New technologies tend to reshape the competitive landscape by giving underdogs the chance to leapfrog incumbents. I wonder how this will play out at the sovereign level? Which central bank will be the first to announce serious levels of bitcoin custody and what will the conversations be at the BIS (Bank of International Settlements) when this comes out. Probably something also the lines of “bad country” and privately “we need our Bitcoin custody strategy in place ASAP”.
This does speak to building good tooling for Bitcoin custody. I’d imagine the likes of the Bank of England or the Fed want more than a Coinbase custody account.

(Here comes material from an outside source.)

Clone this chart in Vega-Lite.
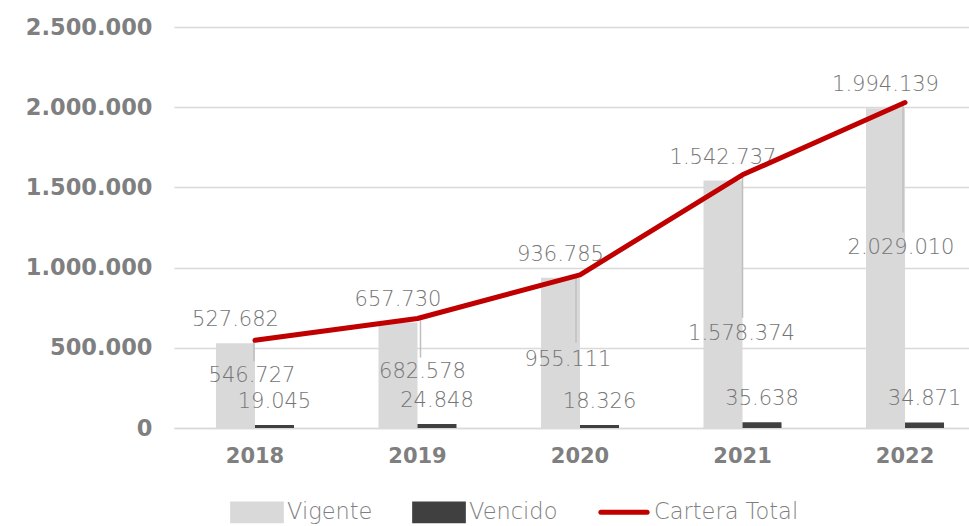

Outside of exchanges building their own tooling for custody, and the amazing setup of Acinq and how they use the AWS Nitro Enclave product.
For a central bank to really hold Bitcoin on their balance sheet they will need
- a trusted group of multi-sig signatories
- a group coordinator that issues signing devices, handles firmware upgrades, cycles out old signatories and onboards new candidates
- transaction preparation software (PSBTcreation, sending, gathering, broadcasting to mempool)
- transaction logging software
- UTXO management software
- audit and proof-of-reserves software
This is me predicting that we’ll see the introduction of some interesting large-scale custody solutions in the next year. It would certainly be an interesting business to build the tooling for this.